*Written exercise*
Below is a listing; print exactly its lines from the one containing "Clone this chart in D3.js." down to the one containing "var px = function(i)", both inclusive, with every picture left out.

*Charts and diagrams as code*

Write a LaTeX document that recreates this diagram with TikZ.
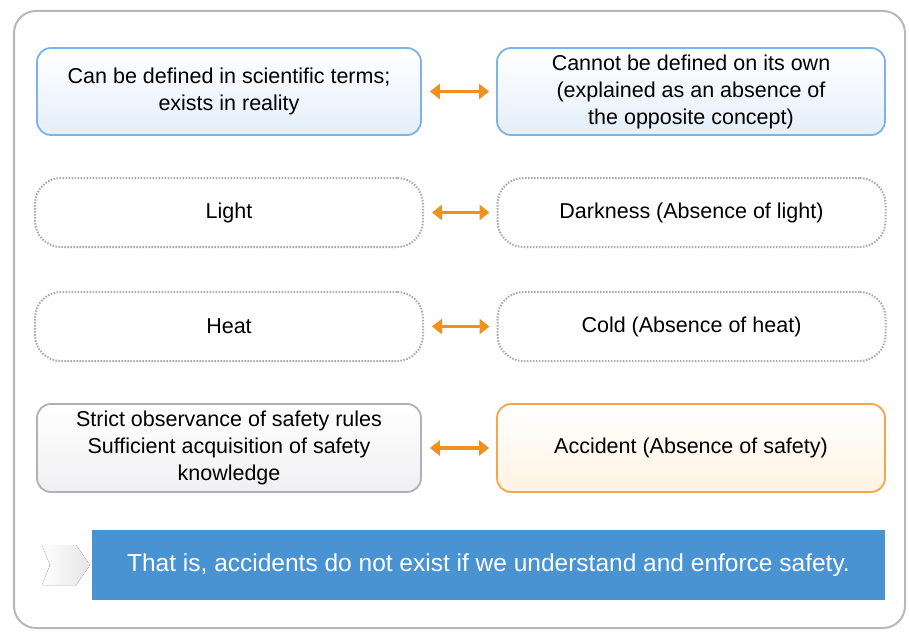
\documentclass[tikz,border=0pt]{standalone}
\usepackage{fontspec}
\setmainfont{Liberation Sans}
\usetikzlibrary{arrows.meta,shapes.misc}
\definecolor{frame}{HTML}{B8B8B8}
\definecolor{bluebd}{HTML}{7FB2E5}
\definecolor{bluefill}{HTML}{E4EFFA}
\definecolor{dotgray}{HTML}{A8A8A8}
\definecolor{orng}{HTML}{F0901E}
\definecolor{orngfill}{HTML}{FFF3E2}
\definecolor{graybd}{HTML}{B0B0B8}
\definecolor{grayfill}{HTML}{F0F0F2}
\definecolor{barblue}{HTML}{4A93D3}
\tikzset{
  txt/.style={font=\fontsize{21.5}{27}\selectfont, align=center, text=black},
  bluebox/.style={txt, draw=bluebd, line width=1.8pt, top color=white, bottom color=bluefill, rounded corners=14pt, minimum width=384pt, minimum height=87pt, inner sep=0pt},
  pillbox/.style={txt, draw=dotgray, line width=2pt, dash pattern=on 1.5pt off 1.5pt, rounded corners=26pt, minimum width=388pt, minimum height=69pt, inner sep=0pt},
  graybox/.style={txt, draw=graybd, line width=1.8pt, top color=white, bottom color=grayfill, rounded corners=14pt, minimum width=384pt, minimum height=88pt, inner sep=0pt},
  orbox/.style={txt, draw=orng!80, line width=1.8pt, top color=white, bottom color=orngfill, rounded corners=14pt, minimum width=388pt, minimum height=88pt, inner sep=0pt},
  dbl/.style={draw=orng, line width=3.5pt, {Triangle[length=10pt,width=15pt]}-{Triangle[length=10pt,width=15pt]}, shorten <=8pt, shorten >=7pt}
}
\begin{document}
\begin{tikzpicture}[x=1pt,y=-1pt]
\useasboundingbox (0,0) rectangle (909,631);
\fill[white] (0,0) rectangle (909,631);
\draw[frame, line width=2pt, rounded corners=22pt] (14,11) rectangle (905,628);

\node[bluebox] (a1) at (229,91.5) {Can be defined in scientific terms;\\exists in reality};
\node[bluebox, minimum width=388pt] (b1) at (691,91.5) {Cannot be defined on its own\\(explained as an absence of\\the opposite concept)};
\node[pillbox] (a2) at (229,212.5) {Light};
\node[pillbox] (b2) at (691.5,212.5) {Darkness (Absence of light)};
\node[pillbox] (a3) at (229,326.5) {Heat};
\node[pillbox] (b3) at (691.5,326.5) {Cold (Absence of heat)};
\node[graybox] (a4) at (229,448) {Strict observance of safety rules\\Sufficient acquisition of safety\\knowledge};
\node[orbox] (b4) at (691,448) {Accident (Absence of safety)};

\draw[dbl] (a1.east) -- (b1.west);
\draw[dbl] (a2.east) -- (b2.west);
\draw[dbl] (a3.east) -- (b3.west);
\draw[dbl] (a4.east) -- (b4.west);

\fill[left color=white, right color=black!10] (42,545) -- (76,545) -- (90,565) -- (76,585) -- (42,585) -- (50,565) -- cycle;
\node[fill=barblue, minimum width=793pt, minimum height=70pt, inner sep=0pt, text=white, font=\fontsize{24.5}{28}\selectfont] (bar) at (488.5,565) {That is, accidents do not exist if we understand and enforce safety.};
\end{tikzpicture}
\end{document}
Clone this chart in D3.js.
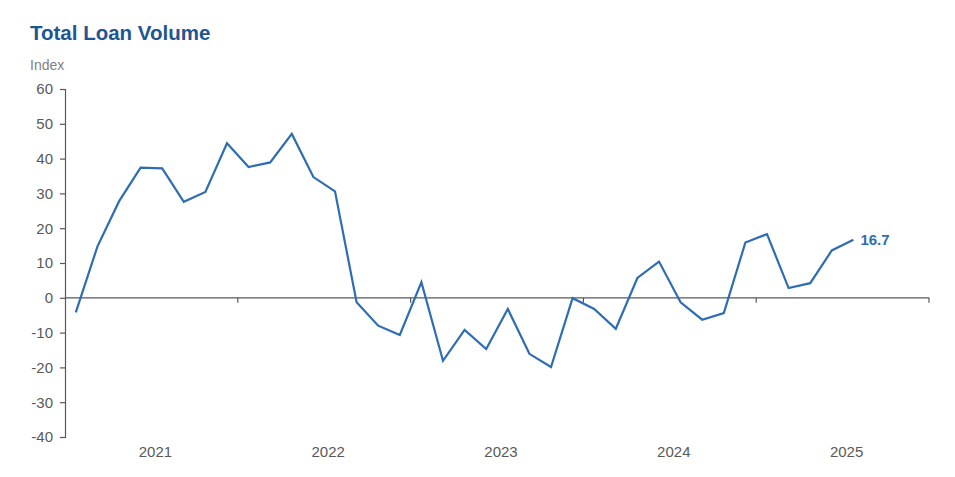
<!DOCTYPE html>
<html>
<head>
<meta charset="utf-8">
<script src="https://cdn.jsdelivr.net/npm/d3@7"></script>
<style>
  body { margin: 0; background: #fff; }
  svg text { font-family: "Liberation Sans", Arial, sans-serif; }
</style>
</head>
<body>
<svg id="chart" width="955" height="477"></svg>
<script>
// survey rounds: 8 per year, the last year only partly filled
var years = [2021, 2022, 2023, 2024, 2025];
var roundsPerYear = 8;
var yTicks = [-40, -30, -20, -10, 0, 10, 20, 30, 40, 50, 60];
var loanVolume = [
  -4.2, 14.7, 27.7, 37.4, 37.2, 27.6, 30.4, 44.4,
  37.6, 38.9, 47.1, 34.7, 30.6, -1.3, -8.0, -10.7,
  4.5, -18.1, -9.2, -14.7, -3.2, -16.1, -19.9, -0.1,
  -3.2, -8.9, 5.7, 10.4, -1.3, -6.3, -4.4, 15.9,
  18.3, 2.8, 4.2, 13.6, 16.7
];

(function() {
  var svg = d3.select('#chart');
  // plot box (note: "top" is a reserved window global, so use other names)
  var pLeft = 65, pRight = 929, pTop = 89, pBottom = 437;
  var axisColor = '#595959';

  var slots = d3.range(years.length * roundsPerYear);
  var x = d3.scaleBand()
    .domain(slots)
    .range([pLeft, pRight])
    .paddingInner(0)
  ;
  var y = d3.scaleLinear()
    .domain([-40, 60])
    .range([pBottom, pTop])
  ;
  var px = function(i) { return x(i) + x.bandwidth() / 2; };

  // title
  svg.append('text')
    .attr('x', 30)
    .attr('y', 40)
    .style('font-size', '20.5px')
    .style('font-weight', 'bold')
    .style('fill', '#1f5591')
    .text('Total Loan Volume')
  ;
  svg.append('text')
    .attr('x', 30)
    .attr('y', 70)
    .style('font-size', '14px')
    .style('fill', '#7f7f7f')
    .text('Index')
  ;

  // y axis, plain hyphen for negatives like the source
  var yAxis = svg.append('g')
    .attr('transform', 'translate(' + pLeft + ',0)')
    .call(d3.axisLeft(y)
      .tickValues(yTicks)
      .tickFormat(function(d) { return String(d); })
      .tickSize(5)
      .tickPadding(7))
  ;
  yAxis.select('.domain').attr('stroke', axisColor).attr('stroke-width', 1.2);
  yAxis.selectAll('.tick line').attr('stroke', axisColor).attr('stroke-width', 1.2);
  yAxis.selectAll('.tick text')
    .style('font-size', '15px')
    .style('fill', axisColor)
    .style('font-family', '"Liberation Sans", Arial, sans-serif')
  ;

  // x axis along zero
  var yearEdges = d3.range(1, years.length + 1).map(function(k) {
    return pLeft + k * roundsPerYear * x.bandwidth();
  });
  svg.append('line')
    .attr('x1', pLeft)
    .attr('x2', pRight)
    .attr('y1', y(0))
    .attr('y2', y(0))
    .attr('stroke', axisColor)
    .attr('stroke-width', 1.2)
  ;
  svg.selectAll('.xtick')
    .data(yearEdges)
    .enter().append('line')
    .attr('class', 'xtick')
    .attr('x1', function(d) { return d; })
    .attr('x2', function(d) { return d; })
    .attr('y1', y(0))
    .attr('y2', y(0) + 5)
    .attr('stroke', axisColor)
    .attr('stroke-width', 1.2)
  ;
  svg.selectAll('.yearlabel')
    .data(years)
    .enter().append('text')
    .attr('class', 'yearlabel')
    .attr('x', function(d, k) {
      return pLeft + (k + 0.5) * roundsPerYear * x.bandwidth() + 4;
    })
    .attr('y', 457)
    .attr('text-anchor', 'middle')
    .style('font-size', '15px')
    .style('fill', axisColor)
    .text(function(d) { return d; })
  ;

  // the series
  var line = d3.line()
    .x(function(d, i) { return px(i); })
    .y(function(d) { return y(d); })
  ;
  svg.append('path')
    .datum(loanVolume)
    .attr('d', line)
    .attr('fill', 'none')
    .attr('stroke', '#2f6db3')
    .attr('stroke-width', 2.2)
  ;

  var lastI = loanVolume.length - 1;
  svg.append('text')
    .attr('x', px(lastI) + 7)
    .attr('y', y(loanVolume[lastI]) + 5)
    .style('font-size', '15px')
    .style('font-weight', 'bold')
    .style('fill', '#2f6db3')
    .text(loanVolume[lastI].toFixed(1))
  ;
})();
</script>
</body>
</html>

*Answer to this exercise*
Clone this chart in D3.js.
<!DOCTYPE html>
<html>
<head>
<meta charset="utf-8">
<script src="https://cdn.jsdelivr.net/npm/d3@7"></script>
<style>
  body { margin: 0; background: #fff; }
  svg text { font-family: "Liberation Sans", Arial, sans-serif; }
</style>
</head>
<body>
<svg id="chart" width="955" height="477"></svg>
<script>
// survey rounds: 8 per year, the last year only partly filled
var years = [2021, 2022, 2023, 2024, 2025];
var roundsPerYear = 8;
var yTicks = [-40, -30, -20, -10, 0, 10, 20, 30, 40, 50, 60];
var loanVolume = [
  -4.2, 14.7, 27.7, 37.4, 37.2, 27.6, 30.4, 44.4,
  37.6, 38.9, 47.1, 34.7, 30.6, -1.3, -8.0, -10.7,
  4.5, -18.1, -9.2, -14.7, -3.2, -16.1, -19.9, -0.1,
  -3.2, -8.9, 5.7, 10.4, -1.3, -6.3, -4.4, 15.9,
  18.3, 2.8, 4.2, 13.6, 16.7
];

(function() {
  var svg = d3.select('#chart');
  // plot box (note: "top" is a reserved window global, so use other names)
  var pLeft = 65, pRight = 929, pTop = 89, pBottom = 437;
  var axisColor = '#595959';

  var slots = d3.range(years.length * roundsPerYear);
  var x = d3.scaleBand()
    .domain(slots)
    .range([pLeft, pRight])
    .paddingInner(0)
  ;
  var y = d3.scaleLinear()
    .domain([-40, 60])
    .range([pBottom, pTop])
  ;
  var px = function(i) { return x(i) + x.bandwidth() / 2; };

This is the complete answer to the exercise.